Mr. Stephen O'Brien: I beg to move amendment 192, in clause 11, page 8, line 29, at end insert—
‘(4A) The maximum period permissible in regulations made under subsection (3) is three years.’.
This deals with limiting pilot length. New section 12C subsection (3) reads:
“A pilot scheme must, in accordance with the regulations, specify the period for which it has effect, subject to the extension of that period by the Secretary of State in accordance with the regulations.”
This is a far-reaching power that would enable the Secretary of State to prolong the pilot, even indefinitely, if he wanted to. The noble Lord Darzi in the other place said:
“We intend the personal health budgets pilot programme to run for at least three years, with direct payments being used for at least two years.”—[Official Report, House of Lords, 2 March 2009; Vol. 708, c. GC251.]
This was in response to a reverse point by Baroness Barker about the individual budget pilots. In some places the Government organised those—we would argue—so badly that people had been using them for only a few weeks or months before they came to be assessed. This was admitted by researchers in the IBSEN report. If Lord Darzi is content that three years is the time taken to run a pilot, it seems sensible that it should be on the face of the Bill at least as a benchmark expectation, if nothing else.

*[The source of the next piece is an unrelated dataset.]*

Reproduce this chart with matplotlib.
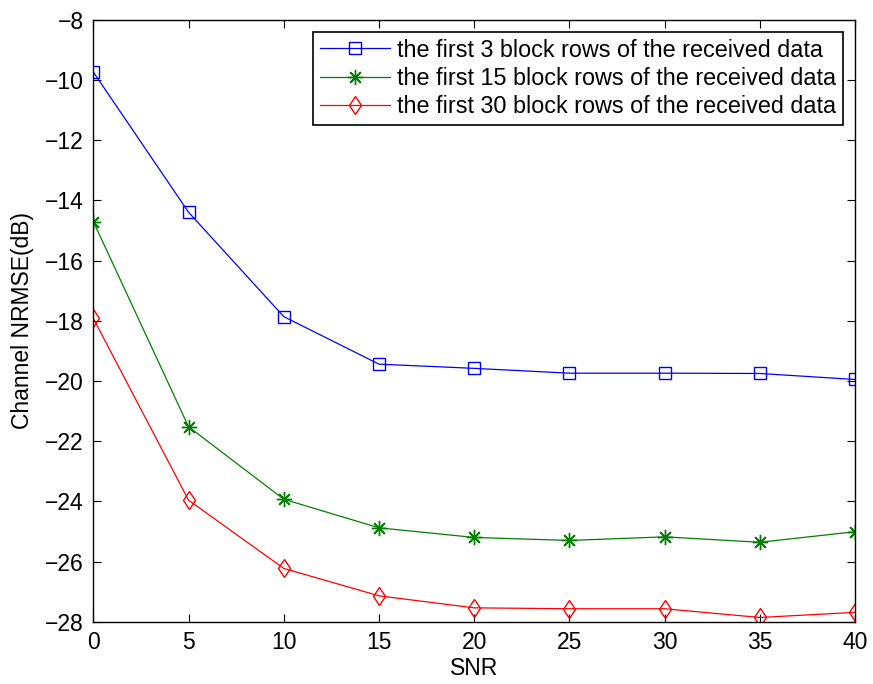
import matplotlib
matplotlib.use("Agg")
import matplotlib.pyplot as plt

plt.rcParams["font.family"] = ["Liberation Sans", "DejaVu Sans"]

snr = [0, 5, 10, 15, 20, 25, 30, 35, 40]
nrmse_3 = [-9.73, -14.39, -17.86, -19.44, -19.58, -19.74, -19.74, -19.75, -19.95]
nrmse_15 = [-14.70, -21.52, -23.93, -24.88, -25.20, -25.30, -25.18, -25.36, -25.01]
nrmse_30 = [-17.92, -23.96, -26.23, -27.14, -27.54, -27.57, -27.57, -27.86, -27.69]
labels = [
    "the first 3 block rows of the received data",
    "the first 15 block rows of the received data",
    "the first 30 block rows of the received data",
]

fig = plt.figure(figsize=(8.73, 6.84), dpi=100)
ax = fig.add_axes([0.1069, 0.0911, 0.8725, 0.8797])

lw = 0.9
ax.plot(snr, nrmse_3, color="#0000ff", lw=lw, marker="s", ms=8,
        mfc="none", mec="#0000ff", mew=1.0, label=labels[0])
ax.plot(snr, nrmse_15, color="#008000", lw=lw, marker=(8, 2, 0), ms=11,
        mec="#008000", mew=1.0, label=labels[1])
ax.plot(snr, nrmse_30, color="#ff0000", lw=lw, marker="d", ms=9.5,
        mfc="none", mec="#ff0000", mew=1.0, label=labels[2])

ax.set_xlim(0, 40)
ax.set_ylim(-28, -8)
ax.set_xticks(range(0, 41, 5))
ax.set_yticks(range(-28, -7, 2))
ax.tick_params(direction="in", length=6, width=0.8, top=True, right=True,
               labelsize=16.5, pad=7)
for sp in ax.spines.values():
    sp.set_linewidth(1.0)

ax.set_xlabel("SNR", fontsize=16.5, labelpad=2)
ax.set_ylabel("Channel NRMSE(dB)", fontsize=16.5, labelpad=8)

leg = ax.legend(loc="upper right", fontsize=16.8, fancybox=False,
                framealpha=1, edgecolor="black", borderpad=0.3,
                labelspacing=0.23, handlelength=3.0, handletextpad=0.3,
                borderaxespad=0.5)
leg.get_frame().set_linewidth(1.2)

fig.savefig("out.png", dpi=100)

Mr. Mike O'Brien: The hon. Gentleman is right, but my noble Friend Lord Darzi had suggested in the other place that it is our intention to pilot health care payments. The maximum limit will be a period of three years. Most projects with direct payments will take around two. The system will take some time to set up, so we will have a set-up time, the running time and then an evaluation period. The aim is that we should be able to have a three-year block area where about 70 projects can be properly evaluated. They will have slightly different start-up and finish times.
The drafted provisions require the period for which a pilot would run to be defined and we expect most sites to be authorised within two or three years. However, it may be the case that a site takes longer to report than anticipated, either due to local circumstances or an unforeseen complication. We would therefore need flexibility to extend the period of the pilot to more than three years if necessary, in order properly to evaluate that site. The Bill allows for this but the amendment would prevent that from happening, so I hope the hon. Gentleman will feel able to withdraw it.
Essentially, in terms of getting this done, we need to have a block of time where we can set it up, ask for the various bids to be examined and allocate the funding. Then, we can start to run the projects, provide the level of support that they need, get to the end, evaluate it and have an outturn date which is within approximately three years of the start of the pilot schemes. That is why there is a difference in terms of two to three years.